Call it naivety on our part for not getting advice from elsewhere at that point but the Bank would only allow us to to deal with their panel appointed firms. In 2009 all the banks were looking for was to recoup their potential losses and not being involved in a protracted series of events. Bank recouped all its lending plus the additional charges in full and the creditors would have been without the extortionate charges of the administrator.

I think a huge part in your situation (which, apologies, I thought was just a hypothetical example originally) was the fact that the German administrator would have struggled considerably with the way ROT works in England & Wales. ROT is not a particularly harmonised area of law and is a minefield when multiple jurisdictions are involved.

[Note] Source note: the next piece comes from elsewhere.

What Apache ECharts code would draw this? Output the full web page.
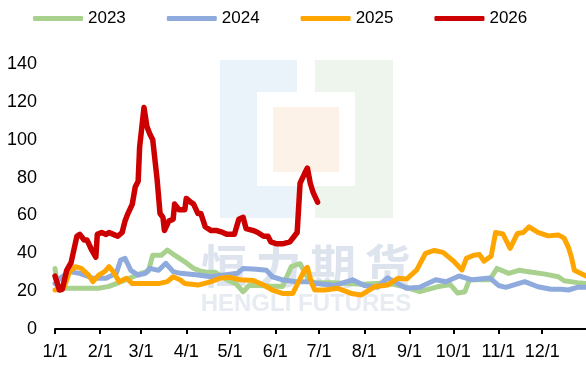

It also seems highly irregular for a bank to dictate to its customers who they should use for legal and accounting advice.
 
Man of the people Banjo, here :icon_lol:

(Love you really man x)
 
Hey now, my job is to recover monies for creditors. I don't tend to act on administrations. I usually act for liquidators in recovering monies for creditors when the starting point is there are none. In those circumstances, me and my client (the liquidator) act on a conditional basis - we can only bill our time if we recover money for creditors.

Administrations have not solved the problem they were designed to solve. Firms like David Rubin & Partners are not the type of people I act for.
 
Hey now, my job is to recover monies for creditors. I don't tend to act on administrations. I usually act for liquidators in recovering monies for creditors when the starting point is there are none. In those circumstances, me and my client (the liquidator) act on a conditional basis - we can only bill our time if we recover money for creditors.

Administrations have not solved the problem they were designed to solve. Firms like David Rubin & Partners are not the type of people I act for.

Don't give me your fucking excuses, you vulture.